Handling Incidents

Operations workflow for handling incidents

Whenever an incident occurs, you should follow this process.

Create an issue

Always create an issue using the Incident template. The information you put in it initially does not need to be “complete”. It will often be a simplified title and the error/problem itself that is occuring.

Create an incident

After the issue has been created, you need to publish an incident via incident.io (so it shows on our status page). To do this:

  1. Navigate to Status pages
  2. Click on the status page you want to make an incident on
  3. Click Publish incident at the top-right
  4. Fill out a meaningful Name
  5. Set the Status of the incident
    • Investigating: Report an incident
      • This is normally what you would use as the starting point
    • Identified: Problem has been determined and a fix is being made
    • Monitoring: Fix is implementing and we are monitoring the situation
    • Resolved: Everything is good to go
  6. Set a meaningful Message for the incident
    • You should include a link to your incident issue here
  7. Set the level of impact on Affected components (the value needed depends on the impact of the incident)
    • No impact: The incident does not impact this component
    • Degraded performance: The component is working but at lower than standard performance levels
    • Partial outage: Significant parts of the component is not working
    • Full outage: The component is hard down
  8. Click Review incident
  9. Review all information for accuracy
  10. Click Publish incident

Determine criticality level

After issue creation, you need to determine the criticality level of the incident. This is done by locating the impacted items on the Customer Support Operations System Criticality Google sheet (internal access only).

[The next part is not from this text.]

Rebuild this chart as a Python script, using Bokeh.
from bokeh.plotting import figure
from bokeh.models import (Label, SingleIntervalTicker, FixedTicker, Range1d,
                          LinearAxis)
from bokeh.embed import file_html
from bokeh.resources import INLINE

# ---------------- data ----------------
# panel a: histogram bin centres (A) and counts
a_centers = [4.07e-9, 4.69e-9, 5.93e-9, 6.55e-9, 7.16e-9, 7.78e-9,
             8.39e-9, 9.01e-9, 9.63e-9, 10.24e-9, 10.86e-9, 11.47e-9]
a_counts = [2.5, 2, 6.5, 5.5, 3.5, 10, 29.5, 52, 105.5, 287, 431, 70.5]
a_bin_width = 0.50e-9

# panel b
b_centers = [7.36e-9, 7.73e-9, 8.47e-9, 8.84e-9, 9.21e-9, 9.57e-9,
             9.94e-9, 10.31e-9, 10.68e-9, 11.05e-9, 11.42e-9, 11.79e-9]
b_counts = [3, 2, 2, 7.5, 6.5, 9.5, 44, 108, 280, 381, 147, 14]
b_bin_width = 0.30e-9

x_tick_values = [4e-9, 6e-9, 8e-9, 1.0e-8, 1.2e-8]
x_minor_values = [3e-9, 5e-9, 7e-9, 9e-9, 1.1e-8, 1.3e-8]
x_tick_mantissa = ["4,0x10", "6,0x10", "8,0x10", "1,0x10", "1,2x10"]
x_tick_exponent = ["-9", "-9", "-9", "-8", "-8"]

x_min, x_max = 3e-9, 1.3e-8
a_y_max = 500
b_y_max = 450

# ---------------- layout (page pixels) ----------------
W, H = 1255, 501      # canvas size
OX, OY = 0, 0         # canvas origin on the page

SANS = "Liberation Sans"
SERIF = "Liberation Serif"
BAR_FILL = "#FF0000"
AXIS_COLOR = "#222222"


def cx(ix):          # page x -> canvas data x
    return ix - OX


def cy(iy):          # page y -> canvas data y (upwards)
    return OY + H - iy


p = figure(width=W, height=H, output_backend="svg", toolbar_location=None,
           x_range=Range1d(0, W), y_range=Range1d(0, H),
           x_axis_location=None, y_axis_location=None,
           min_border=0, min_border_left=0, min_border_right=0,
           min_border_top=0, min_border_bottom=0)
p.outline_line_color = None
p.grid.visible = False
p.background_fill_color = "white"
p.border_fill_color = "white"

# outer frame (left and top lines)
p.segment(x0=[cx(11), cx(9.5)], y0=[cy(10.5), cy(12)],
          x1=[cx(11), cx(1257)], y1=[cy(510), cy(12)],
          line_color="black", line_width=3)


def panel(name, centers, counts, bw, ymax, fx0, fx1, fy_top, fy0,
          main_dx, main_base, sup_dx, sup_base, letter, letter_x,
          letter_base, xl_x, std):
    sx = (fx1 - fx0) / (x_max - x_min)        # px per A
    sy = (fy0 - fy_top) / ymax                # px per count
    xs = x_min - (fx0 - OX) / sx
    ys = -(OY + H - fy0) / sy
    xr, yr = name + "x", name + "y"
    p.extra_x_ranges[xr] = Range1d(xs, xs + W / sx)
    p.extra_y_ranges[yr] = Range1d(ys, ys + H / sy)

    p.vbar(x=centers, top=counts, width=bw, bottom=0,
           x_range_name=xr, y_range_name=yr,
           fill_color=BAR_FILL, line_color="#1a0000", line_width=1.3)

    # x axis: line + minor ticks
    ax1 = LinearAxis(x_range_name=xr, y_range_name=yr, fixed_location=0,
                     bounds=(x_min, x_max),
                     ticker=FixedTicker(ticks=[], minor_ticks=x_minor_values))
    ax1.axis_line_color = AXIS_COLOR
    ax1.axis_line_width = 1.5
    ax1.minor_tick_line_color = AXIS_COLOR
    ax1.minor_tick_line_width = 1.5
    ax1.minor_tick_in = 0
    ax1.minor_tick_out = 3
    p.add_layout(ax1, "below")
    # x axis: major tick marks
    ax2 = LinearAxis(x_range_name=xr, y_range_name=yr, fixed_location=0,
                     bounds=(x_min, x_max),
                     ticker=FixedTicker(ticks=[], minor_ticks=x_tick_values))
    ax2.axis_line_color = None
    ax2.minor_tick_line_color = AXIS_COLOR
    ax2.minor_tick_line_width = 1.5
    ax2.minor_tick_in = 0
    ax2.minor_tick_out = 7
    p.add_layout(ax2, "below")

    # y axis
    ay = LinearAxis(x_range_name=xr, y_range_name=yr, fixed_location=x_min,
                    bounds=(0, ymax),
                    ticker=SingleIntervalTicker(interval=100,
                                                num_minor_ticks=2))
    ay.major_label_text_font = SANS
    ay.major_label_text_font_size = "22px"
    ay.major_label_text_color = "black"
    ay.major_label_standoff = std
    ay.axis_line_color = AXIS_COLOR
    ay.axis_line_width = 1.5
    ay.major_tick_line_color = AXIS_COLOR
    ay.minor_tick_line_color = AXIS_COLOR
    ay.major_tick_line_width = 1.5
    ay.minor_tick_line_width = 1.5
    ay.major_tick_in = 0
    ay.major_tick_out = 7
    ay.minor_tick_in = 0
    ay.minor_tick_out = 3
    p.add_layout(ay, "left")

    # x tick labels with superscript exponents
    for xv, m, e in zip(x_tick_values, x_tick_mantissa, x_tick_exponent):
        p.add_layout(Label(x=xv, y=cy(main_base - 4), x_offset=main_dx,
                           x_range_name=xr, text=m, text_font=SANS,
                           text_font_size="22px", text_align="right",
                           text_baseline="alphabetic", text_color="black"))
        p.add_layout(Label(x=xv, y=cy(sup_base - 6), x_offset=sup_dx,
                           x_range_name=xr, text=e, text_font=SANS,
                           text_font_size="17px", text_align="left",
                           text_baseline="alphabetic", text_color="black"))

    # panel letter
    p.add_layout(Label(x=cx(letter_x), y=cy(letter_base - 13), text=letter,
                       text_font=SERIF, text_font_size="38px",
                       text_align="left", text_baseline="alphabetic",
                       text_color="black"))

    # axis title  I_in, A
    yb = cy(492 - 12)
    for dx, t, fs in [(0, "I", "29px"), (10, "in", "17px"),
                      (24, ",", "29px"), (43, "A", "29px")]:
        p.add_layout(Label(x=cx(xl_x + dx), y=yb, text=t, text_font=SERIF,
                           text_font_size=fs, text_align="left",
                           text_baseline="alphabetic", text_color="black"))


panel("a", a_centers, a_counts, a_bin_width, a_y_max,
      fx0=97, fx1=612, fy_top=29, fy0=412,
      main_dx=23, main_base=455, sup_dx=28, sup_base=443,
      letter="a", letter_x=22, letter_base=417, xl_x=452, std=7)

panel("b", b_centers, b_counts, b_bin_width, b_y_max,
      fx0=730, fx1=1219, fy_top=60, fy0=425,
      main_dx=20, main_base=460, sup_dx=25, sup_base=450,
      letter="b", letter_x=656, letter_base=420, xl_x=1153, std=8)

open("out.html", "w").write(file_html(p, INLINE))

In the event an incident is impacting multiple systems, use the highest criticality value.

Work to resolve the problem

With that out of the way, you will work to resolve the problem. Make sure to make ample commnets on the issue as you do.

As you do, remember to provide periodic updates to the incident.

Updating an incident

To do this:

  1. Navigate to Status pages
  2. Click on the status page you want to make an incident on
  3. Click Publish incident at the top-right
  4. Fill out a meaningful Name
  5. Set the Status of the incident
    • Investigating: Report an incident
    • Identified: Problem has been determined and a fix is being made
    • Monitoring: Fix is implementing and we are monitoring the situation
    • Resolved: Everything is good to go
  6. Set a meaningful Message for the incident
  7. Set the level of impact on Affected components
    • No impact: The incident does not impact this component
    • Degraded performance: The component is working but at lower than standard performance levels
    • Partial outage: Significant parts of the component is not working
    • Full outage: The component is hard down
  8. Click Review incident
  9. Review all information for accuracy
  10. Click Publish incident

Escalate

In some situations, you will not be able to resolve an incident quickly enough and will need to escalate it. The time between escalation levels is going to depend on the criticality level of the incident:

Criticality level Time to Resolve Escalate up to Time to escalate to next level Special notes
Mission Critical 1-2 hours Level 4 10 minutes without a resolution path
Business Critical 2-4 hours Level 3 30 minutes without a resolution path
Business Operational 24-48 hours Level 2 8 hours without a resolution path Move to level 3 is not resolved in time
Administrative 48-72 hours Level 2 24 hours without a resolution path Move to level 3 is not resolved in time

As an example, if you are working an Administrative level incident:

  • You have 24 hours to try to resolve it yourself
  • After 24 hours with no clear path to resolution, you must escalate to level 1
  • After 48 hours with no clear path to resolution, you must escalate to level 2
  • After 72 hours with no clear path to resolution, you must escalate to level 3. This is because it has now surpassed the documented time to resolve the incident

As another example, if you are working a Mission Critical level incident:

  • You have 10 minutes to try to resolve it yourself
  • After 10 minutes with no clear path to resolution, you must escalate to level 1
  • After 20 minutes with no clear path to resolution, you must escalate to level 2
  • After 30 minutes with no clear path to resolution, you must escalate to level 3
  • After 40 minutes with no clear path to resolution, you must escalate to level 4

Escalation levels

Level Action
1 Post in team channel asking for assistance
2 Page Customer Support Operations Specialist oncall
3 Page Fullstack Engineer, Customer Support Operations oncall
4 Page Sr. Support Engineering Manager - Operations

Resolve the issue

Once you have resolved the incident, you need to resolve the issue you created. This is normally done by cross-linking MRs to thhe issue or by detailing what was done to fix the problem.

Once that is done, you can close the issue, unless an After Incident Review is required.

Resolve the incident

See Updating an incident. Remember the Status to use is Resolved.

After Incident Review

For this, you will utilize the Customer Support Operations After Incident Reviews Google doc (internal only).

Make a duplicate of the Template tab, and then fill it in completely. You can use previous documents as an example of what is needed.

Make sure to notify the Sr. Support Engineering Manager - Operations of the document once you have completely filled it in.